A recent survey suggests that the red diesel rebate changes have increased costs and fuel theft but done little to encourage the switch to low carbon alternatives.

A recent survey suggests that the red diesel rebate changes have increased costs and fuel theft but done little to encourage the switch to low carbon alternatives.

Since April 1st, 2022, the entitlement to use rebated red diesel has been removed for many sectors previously included. The aim was to help reduce harmful greenhouse gases and encourage businesses to adopt low-carbon red diesel alternatives, such as EV technology.

However, a recent survey has found that many businesses have simply switched to white diesel, which is more expensive to purchase and just as harmful to the environment and have no plans to switch to EV.

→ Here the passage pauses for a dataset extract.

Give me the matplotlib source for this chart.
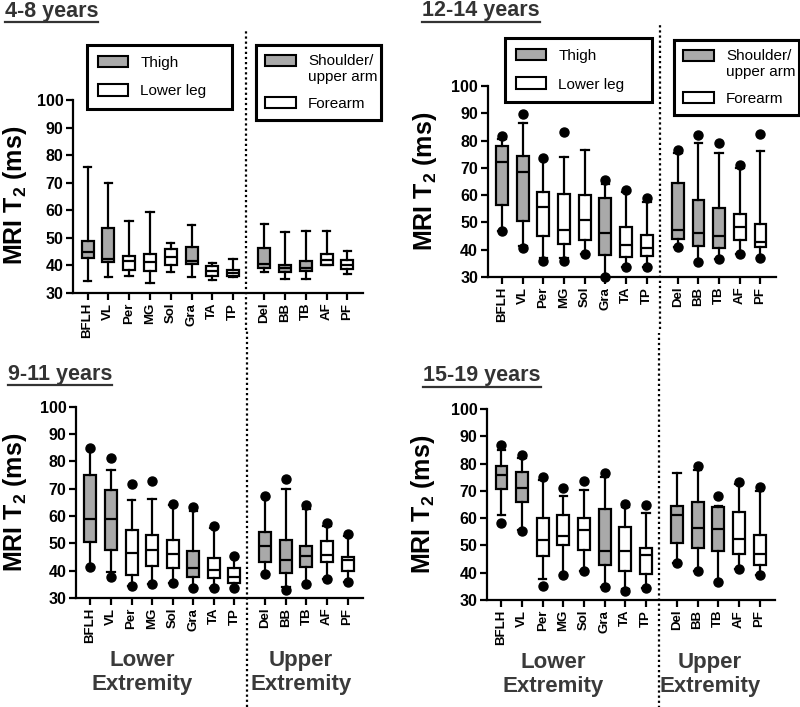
import numpy as np
import matplotlib
matplotlib.use("Agg")
import matplotlib.pyplot as plt
from matplotlib.patches import Patch
from matplotlib.lines import Line2D
from matplotlib.transforms import blended_transform_factory

plt.rcParams['font.family'] = ['Liberation Sans', 'DejaVu Sans']
plt.rcParams['font.weight'] = 'bold'
plt.rcParams['mathtext.fontset'] = 'custom'
plt.rcParams['mathtext.rm'] = 'Liberation Sans:bold'
plt.rcParams['mathtext.bf'] = 'Liberation Sans:bold'
plt.rcParams['mathtext.it'] = 'Liberation Sans:bold'

# ---------------- data ----------------
muscles = ['BFLH', 'VL', 'Per', 'MG', 'Sol', 'Gra', 'TA', 'TP',
           'Del', 'BB', 'TB', 'AF', 'PF']
region = ['Thigh', 'Thigh', 'Lower leg', 'Lower leg', 'Lower leg', 'Thigh',
          'Lower leg', 'Lower leg',
          'Shoulder/upper arm', 'Shoulder/upper arm', 'Shoulder/upper arm',
          'Forearm', 'Forearm']
n_lower = 8
nan = np.nan

# 4-8 years
a_whislo = [34.5, 35.7, 36.3, 33.6, 37.5, 35.8, 34.6, 35.8, 37.5, 35.2, 35.2, 40.0, 37.0]
a_q1 = [42.7, 41.1, 38.4, 37.8, 40.0, 40.5, 36.0, 36.0, 39.0, 37.6, 37.8, 40.3, 38.7]
a_med = [44.8, 42.3, 41.5, 41.1, 43.0, 41.7, 37.8, 37.2, 40.5, 39.0, 39.0, 41.8, 40.3]
a_q3 = [48.7, 53.5, 43.3, 44.2, 46.0, 46.5, 39.7, 38.4, 46.3, 40.3, 41.5, 44.1, 41.8]
a_whishi = [75.8, 70.0, 56.0, 59.5, 48.3, 54.5, 40.9, 42.3, 55.0, 52.0, 52.5, 52.5, 45.4]
a_dothi = [nan] * 13
a_dotlo = [nan] * 13

# 12-14 years
b_whislo = [46.7, 41.5, 37.0, 37.0, 38.5, 30.5, 33.6, 33.6, 41.0, 35.6, 36.6, 38.5, 36.8]
b_q1 = [56.5, 50.7, 45.0, 42.0, 43.6, 38.0, 37.2, 37.8, 44.0, 41.2, 40.6, 43.6, 41.0]
b_med = [72.3, 68.3, 55.5, 47.3, 51.0, 46.0, 41.8, 40.5, 47.2, 46.0, 45.2, 48.2, 42.8]
b_q3 = [78.0, 74.4, 61.3, 60.3, 60.2, 59.0, 48.5, 45.5, 64.5, 58.2, 55.2, 53.0, 49.3]
b_whishi = [80.5, 86.3, 73.0, 74.0, 76.7, 64.0, 61.0, 57.5, 75.5, 79.2, 75.5, 70.0, 76.3]
b_dothi = [81.5, 89.8, 73.5, 83.0, nan, 65.5, 62.0, 59.0, 76.5, 82.2, 79.0, 71.0, 82.3]
b_dotlo = [46.7, 40.5, 35.8, 36.0, 38.5, 30.0, 33.6, 33.6, 41.0, 35.6, 36.6, 38.5, 36.8]

# 9-11 years
c_whislo = [41.3, 39.5, 34.5, 35.0, 35.3, 33.7, 33.7, 33.6, 38.6, 34.0, 35.0, 36.8, 35.8]
c_q1 = [50.5, 47.5, 38.5, 41.7, 40.8, 37.8, 37.3, 35.6, 43.3, 39.0, 41.2, 43.3, 39.7]
c_med = [59.0, 59.0, 46.3, 47.6, 46.2, 41.0, 40.2, 37.5, 49.2, 43.8, 45.3, 45.8, 44.0]
c_q3 = [75.0, 69.5, 55.0, 53.0, 51.3, 47.3, 44.8, 40.8, 54.2, 51.3, 49.0, 51.0, 45.0]
c_whishi = [84.0, 77.0, 66.0, 66.2, 64.0, 62.0, 55.5, 45.0, 67.0, 69.8, 62.5, 56.5, 52.5]
c_dothi = [85.0, 81.3, 71.8, 72.8, 64.3, 63.4, 56.5, 45.5, 67.2, 73.4, 64.0, 57.5, 53.3]
c_dotlo = [41.3, 37.5, 34.3, 35.0, 35.3, 33.7, 33.7, 33.6, 38.6, 33.0, 35.0, 36.8, 35.8]

# 15-19 years
d_whislo = [61.0, 55.5, 37.8, 39.0, 40.5, 34.8, 34.0, 34.5, 43.5, 40.5, 36.6, 41.5, 39.0]
d_q1 = [70.7, 66.0, 46.2, 50.1, 48.2, 42.8, 40.6, 39.4, 51.0, 49.0, 48.0, 47.0, 43.0]
d_med = [75.9, 71.0, 52.1, 53.6, 55.7, 47.8, 47.8, 46.5, 61.2, 56.5, 56.0, 52.2, 46.8]
d_q3 = [79.0, 77.0, 60.0, 61.3, 59.9, 63.2, 56.8, 49.2, 64.4, 65.8, 64.0, 62.3, 54.0]
d_whishi = [85.0, 82.0, 74.0, 68.3, 70.4, 75.0, 64.0, 61.8, 76.6, 77.5, 64.5, 72.5, 70.0]
d_dothi = [86.7, 83.0, 75.0, 70.9, 73.7, 76.7, 65.3, 65.0, nan, 79.2, 68.0, 73.2, 71.5]
d_dotlo = [58.2, 55.3, 35.0, 39.0, 40.5, 34.8, 33.2, 34.5, 43.5, 40.5, 36.6, 41.5, 39.0]

yticks = [30, 40, 50, 60, 70, 80, 90, 100]
titles = ['4-8 years', '12-14 years', '9-11 years', '15-19 years']

# ---------------- style ----------------
GRAY = '#a9a9a9'
fill_map = {'Thigh': GRAY, 'Lower leg': 'white',
            'Shoulder/upper arm': GRAY, 'Forearm': 'white'}
LW = 1.6

pos = np.r_[np.arange(n_lower), n_lower + 0.5 + np.arange(len(muscles) - n_lower)]
divider_x = n_lower - 1 + 0.63

fig = plt.figure(figsize=(8.0, 7.07), dpi=100)

axes_rects = [
    (0.0913, 0.5856, 0.3625, 0.2730),
    (0.6096, 0.6082, 0.3604, 0.2702),
    (0.0950, 0.1542, 0.3588, 0.2706),
    (0.6088, 0.1513, 0.3600, 0.2702),
]
panels = [
    (a_whislo, a_q1, a_med, a_q3, a_whishi, a_dothi, a_dotlo),
    (b_whislo, b_q1, b_med, b_q3, b_whishi, b_dothi, b_dotlo),
    (c_whislo, c_q1, c_med, c_q3, c_whishi, c_dothi, c_dotlo),
    (d_whislo, d_q1, d_med, d_q3, d_whishi, d_dothi, d_dotlo),
]

axes = []
for i, (rect, data) in enumerate(zip(axes_rects, panels)):
    ax = fig.add_axes(rect)
    axes.append(ax)
    wl, q1, md, q3, wh, dh, dl = data
    stats = []
    for k in range(len(muscles)):
        fl = [v for v in (dh[k], dl[k]) if not np.isnan(v)]
        stats.append(dict(whislo=wl[k], q1=q1[k], med=md[k], q3=q3[k],
                          whishi=wh[k], fliers=fl, label=muscles[k]))
    bp = ax.bxp(stats, positions=pos, widths=0.58, patch_artist=True,
                showfliers=True, capwidths=0.36,
                boxprops=dict(linewidth=LW, edgecolor='black'),
                medianprops=dict(color='black', linewidth=LW),
                whiskerprops=dict(color='black', linewidth=LW),
                capprops=dict(color='black', linewidth=LW),
                flierprops=dict(marker='o', markerfacecolor='black',
                                markeredgecolor='black', markersize=6.5))
    for patch, reg in zip(bp['boxes'], region):
        patch.set_facecolor(fill_map[reg])
    for f in bp['fliers']:
        f.set_clip_on(False)
        f.set_zorder(5)

    ax.set_ylim(30, 100)
    ax.set_xlim(-0.7, 13.25)
    ax.set_yticks(yticks)
    ax.set_yticklabels([str(t) for t in yticks], fontsize=11.5, fontweight='bold')
    ax.set_xticks(pos)
    ax.set_xticklabels(muscles, rotation=90, fontsize=9.5, fontweight='bold')
    for s in ['top', 'right']:
        ax.spines[s].set_visible(False)
    for s in ['left', 'bottom']:
        ax.spines[s].set_linewidth(LW)
    ax.tick_params(axis='both', width=LW, length=5, direction='out', pad=2)

    # dotted divider
    trans = blended_transform_factory(ax.transData, ax.transAxes)
    if i == 0:
        y0, y1 = -0.19, 1.363
    elif i == 1:
        y0, y1 = -0.27, 1.33
    else:
        y0, y1 = -0.57, 1.40
    ax.plot([divider_x, divider_x], [y0, y1], transform=trans, clip_on=False,
            color='black', lw=1.6, linestyle=(0, (1, 1.3)))

# legends
leg_specs = {
    0: [((0.048, 0.9, 0.50, 0.385), ['Thigh', 'Lower leg'], [GRAY, 'white']),
        ((0.631, 0.9, 0.431, 0.385), ['Shoulder/\nupper arm', 'Forearm'], [GRAY, 'white'])],
    1: [((0.060, 0.9, 0.51, 0.351), ['Thigh', 'Lower leg'], [GRAY, 'white']),
        ((0.647, 0.9, 0.434, 0.341), ['Shoulder/\nupper arm', 'Forearm'], [GRAY, 'white'])],
}
for i, specs in leg_specs.items():
    ax = axes[i]
    for bbox, labels, cols in specs:
        handles = [Patch(facecolor=c, edgecolor='black', linewidth=1.5) for c in cols]
        two_line = '\n' in labels[0]
        leg = ax.legend(handles, labels, loc='upper left', bbox_to_anchor=bbox,
                        mode='expand', frameon=True, fancybox=False,
                        edgecolor='black', framealpha=1,
                        prop=dict(family='Liberation Sans', weight='normal', size=11),
                        handlelength=2.0, handleheight=0.8, handletextpad=0.8,
                        borderpad=0.6 if two_line else 0.7,
                        labelspacing=0.8 if two_line else 0.95, borderaxespad=0)
        leg.get_frame().set_linewidth(2.2)
        if two_line:
            h = leg.legend_handles[0]
            h.set_y(h.get_y() + 6.5)
        ax.add_artist(leg)

# y labels
ylab_pos = [(0.019, 0.723), (0.531, 0.743), (0.019, 0.290), (0.529, 0.286)]
for (x, y) in ylab_pos:
    fig.text(x, y, r'MRI T$_\mathbf{2}$ (ms)', rotation=90, ha='center', va='center',
             fontsize=18, fontweight='bold')

# extremity labels
for ax, (xl, xu) in zip(axes[2:], [(0.23, 0.784), (0.229, 0.774)]):
    ax.text(xl, -0.39, 'Lower\nExtremity', transform=ax.transAxes, ha='center',
            va='center', fontsize=16, fontweight='bold', color='#3a3a3a',
            linespacing=1.15)
    ax.text(xu, -0.39, 'Upper\nExtremity', transform=ax.transAxes, ha='center',
            va='center', fontsize=16, fontweight='bold', color='#3a3a3a',
            linespacing=1.15)

# titles (underlined)
title_pos = [(0.006, 0.976), (0.5275, 0.977), (0.010, 0.463), (0.529, 0.461)]
title_texts = []
for (x, y), t in zip(title_pos, titles):
    title_texts.append(fig.text(x, y, t, ha='left', va='baseline', fontsize=15.5,
                                fontweight='bold', color='#333333'))
fig.canvas.draw()
inv = fig.transFigure.inverted()
for t in title_texts:
    bb = t.get_window_extent()
    (x0, y0), (x1, _) = inv.transform([(bb.x0, bb.y0 - 0.5), (bb.x1, bb.y0)])
    fig.add_artist(Line2D([x0, x1], [y0, y0], transform=fig.transFigure,
                          color='#333333', lw=1.6))

fig.savefig('out.png', dpi=100)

The survey, by leading business fuel card supplier, Right Fuel Card, questioned customers from a range of industries on several fuel-related topics with some strong responses.

Asked if the change in red diesel entitlement would encourage the affected sectors to use more electric vehicles, most respondents claimed that the sole effect of these changes has been to increase fuel costs, with only 29% believing it will help with EV adoption.

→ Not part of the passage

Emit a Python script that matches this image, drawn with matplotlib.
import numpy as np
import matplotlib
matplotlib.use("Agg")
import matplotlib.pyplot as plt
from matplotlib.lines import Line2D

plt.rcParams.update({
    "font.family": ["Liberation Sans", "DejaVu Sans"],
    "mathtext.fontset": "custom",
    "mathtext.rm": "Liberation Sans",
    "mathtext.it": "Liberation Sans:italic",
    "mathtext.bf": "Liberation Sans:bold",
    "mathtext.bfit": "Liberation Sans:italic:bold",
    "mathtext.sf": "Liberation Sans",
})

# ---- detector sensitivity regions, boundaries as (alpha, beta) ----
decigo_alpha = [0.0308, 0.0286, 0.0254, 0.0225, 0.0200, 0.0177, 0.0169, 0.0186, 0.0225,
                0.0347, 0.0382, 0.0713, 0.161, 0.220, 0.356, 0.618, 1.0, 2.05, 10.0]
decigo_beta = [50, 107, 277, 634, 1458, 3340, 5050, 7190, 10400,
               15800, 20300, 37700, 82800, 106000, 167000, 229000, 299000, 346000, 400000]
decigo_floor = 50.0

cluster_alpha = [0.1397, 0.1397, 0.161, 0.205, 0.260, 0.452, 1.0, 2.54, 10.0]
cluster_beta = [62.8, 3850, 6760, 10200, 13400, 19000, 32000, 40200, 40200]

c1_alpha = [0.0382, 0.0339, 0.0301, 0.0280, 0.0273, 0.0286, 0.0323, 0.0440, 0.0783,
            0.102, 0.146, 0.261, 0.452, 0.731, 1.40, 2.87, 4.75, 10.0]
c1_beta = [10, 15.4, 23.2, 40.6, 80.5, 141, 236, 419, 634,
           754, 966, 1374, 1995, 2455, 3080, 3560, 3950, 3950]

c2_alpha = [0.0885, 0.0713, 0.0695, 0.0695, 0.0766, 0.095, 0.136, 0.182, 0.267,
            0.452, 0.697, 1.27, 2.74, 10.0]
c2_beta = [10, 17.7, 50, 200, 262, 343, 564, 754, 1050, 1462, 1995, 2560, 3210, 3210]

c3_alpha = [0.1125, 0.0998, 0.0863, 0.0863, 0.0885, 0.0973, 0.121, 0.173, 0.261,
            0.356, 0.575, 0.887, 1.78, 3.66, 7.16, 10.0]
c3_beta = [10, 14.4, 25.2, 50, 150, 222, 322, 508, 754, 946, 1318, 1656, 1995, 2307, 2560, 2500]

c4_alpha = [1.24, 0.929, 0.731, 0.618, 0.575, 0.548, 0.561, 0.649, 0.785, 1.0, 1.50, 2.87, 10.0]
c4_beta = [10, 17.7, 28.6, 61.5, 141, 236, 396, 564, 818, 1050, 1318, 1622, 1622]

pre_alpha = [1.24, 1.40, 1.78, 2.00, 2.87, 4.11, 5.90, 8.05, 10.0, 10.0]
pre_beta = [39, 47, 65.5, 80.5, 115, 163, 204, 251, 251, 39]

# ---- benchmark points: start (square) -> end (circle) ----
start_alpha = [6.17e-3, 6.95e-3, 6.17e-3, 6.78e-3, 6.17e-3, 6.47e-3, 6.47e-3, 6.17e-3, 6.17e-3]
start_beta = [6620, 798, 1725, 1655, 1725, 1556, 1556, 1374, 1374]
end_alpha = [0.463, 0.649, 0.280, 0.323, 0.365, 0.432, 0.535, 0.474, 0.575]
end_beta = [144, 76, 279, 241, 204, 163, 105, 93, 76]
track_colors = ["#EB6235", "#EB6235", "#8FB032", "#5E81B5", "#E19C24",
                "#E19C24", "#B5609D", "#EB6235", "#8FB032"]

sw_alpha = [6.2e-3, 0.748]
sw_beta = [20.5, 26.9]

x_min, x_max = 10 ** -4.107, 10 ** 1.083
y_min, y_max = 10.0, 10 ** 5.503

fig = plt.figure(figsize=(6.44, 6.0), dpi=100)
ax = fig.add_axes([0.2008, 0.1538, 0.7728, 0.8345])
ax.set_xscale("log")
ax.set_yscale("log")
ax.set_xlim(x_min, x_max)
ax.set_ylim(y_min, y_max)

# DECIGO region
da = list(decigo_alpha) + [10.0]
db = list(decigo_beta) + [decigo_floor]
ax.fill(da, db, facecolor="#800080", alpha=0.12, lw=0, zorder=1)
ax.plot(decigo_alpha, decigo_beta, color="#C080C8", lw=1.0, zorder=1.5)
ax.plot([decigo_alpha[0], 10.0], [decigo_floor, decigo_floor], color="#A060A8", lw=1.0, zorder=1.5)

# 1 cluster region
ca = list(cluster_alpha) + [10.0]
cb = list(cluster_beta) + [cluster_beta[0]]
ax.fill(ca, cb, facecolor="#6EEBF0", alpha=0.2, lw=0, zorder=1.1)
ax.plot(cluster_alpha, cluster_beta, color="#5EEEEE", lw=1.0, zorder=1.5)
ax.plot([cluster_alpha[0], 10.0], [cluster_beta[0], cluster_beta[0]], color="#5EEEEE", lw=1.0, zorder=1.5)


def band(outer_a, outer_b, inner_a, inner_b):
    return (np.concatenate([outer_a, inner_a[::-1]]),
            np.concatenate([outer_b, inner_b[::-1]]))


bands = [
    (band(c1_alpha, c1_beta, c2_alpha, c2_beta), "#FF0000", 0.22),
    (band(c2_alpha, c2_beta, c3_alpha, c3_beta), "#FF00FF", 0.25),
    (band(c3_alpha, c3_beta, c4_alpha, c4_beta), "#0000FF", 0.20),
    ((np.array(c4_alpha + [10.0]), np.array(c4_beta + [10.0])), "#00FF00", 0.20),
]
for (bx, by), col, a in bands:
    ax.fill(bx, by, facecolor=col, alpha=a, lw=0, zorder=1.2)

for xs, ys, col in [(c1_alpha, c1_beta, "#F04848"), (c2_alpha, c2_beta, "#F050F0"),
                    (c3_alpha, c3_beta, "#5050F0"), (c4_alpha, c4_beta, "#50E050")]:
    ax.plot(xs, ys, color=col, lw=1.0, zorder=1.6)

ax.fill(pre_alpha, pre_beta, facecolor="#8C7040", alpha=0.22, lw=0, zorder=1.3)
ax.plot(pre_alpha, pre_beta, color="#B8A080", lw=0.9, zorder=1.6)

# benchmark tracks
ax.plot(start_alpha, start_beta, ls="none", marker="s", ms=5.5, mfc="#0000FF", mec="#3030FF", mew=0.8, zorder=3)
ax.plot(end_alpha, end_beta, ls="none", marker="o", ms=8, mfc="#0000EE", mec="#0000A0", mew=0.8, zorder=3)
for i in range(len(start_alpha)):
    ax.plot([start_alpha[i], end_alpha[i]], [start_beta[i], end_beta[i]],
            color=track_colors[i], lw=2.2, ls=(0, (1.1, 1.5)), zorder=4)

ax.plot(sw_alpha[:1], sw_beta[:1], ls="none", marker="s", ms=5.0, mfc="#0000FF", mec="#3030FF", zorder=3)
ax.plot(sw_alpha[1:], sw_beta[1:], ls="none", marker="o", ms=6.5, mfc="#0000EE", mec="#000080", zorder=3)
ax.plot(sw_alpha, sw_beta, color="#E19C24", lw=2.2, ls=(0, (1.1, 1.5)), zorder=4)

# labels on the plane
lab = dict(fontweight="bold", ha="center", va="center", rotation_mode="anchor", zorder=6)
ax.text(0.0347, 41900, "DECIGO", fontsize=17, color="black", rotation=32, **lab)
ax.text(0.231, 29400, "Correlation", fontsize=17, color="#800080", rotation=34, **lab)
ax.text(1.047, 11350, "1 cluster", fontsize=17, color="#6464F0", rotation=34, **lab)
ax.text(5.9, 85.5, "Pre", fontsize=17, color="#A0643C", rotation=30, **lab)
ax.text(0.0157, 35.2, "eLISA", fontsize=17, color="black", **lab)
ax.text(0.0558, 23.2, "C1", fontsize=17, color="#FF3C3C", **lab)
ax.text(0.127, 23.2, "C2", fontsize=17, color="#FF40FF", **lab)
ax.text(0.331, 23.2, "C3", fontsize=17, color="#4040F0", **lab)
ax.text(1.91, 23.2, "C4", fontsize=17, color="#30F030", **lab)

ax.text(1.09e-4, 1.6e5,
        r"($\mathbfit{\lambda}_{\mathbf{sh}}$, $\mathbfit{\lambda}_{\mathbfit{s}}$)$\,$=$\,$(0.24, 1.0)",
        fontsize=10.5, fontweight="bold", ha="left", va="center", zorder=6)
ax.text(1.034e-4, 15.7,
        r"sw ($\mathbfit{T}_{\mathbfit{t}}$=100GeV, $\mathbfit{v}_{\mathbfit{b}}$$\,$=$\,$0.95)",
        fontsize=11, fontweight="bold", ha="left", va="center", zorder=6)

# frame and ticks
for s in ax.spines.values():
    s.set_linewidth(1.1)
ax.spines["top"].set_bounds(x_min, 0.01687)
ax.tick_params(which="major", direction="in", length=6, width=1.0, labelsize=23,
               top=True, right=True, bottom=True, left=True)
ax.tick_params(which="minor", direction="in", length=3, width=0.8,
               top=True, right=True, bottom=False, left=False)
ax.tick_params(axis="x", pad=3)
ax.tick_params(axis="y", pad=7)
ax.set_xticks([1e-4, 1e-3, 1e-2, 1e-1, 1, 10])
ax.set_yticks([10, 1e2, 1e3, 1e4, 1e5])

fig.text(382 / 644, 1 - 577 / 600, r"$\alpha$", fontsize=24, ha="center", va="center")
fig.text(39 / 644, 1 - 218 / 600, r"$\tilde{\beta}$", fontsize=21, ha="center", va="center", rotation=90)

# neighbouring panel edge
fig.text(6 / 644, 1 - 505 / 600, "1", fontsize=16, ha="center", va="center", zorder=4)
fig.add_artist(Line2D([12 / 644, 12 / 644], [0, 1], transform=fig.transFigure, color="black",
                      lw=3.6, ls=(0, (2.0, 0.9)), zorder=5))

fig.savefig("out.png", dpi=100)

The agriculture and farming industry also expressed concerns about the resultant increase in damage and theft since the change.

Barriers to EV still too high

With the sale of new petrol and diesel cars set to be banned after 2030, there is a lot of buzz around the switch to green alternative fuels such as electric and hydrogen.  Whilst many large businesses have started to switch their fleet to electric, the survey found that others regard the barriers are still too high.

The survey revealed a wide mix in confidence for the next 12 months depending on the industry, with transport-related businesses including haulage and courier firms much less positive than construction and engineering.

All industries seem to agree, however, that moving to EV was not part of their plans with an overwhelming 98% of respondents stating that they had no intention to move to EV in the next 12 months.

The survey, which brought responses from right across Right Fuel Card’s SME customer base, showed that, across all industries, cost is still regarded as the highest barrier to switching. Other barriers are more nuanced depending on the industry’s needs.

Lack of infrastructure

Transport firms highlighted an almost complete lack of infrastructure for larger vehicles, whilst couriers and even taxi firms, pointed out that the time to charge was too slow, leaving them with expensive, unproductive time.

Unsurprisingly, the key barrier to those in the agricultural sector or based in rural locations was infrastructure.  Investment has been predominantly focused on large cities, towns, and busy motorway routes, leaving rural businesses unconnected.

David James, sales director at Right Fuel Card commented: “The results were unexpected given the drive to move to alternative fuels, but given the current cost of living crisis, businesses have become even more cost sensitive.  We want to support our customers’ switch to alternative fuels, and we have an ever-increasing product range to meet the changing needs of our customers.

“We’re looking forward to being able to offer a wide range of cards which would reflect the wider range of fuels that vehicles will be using in the years ahead.”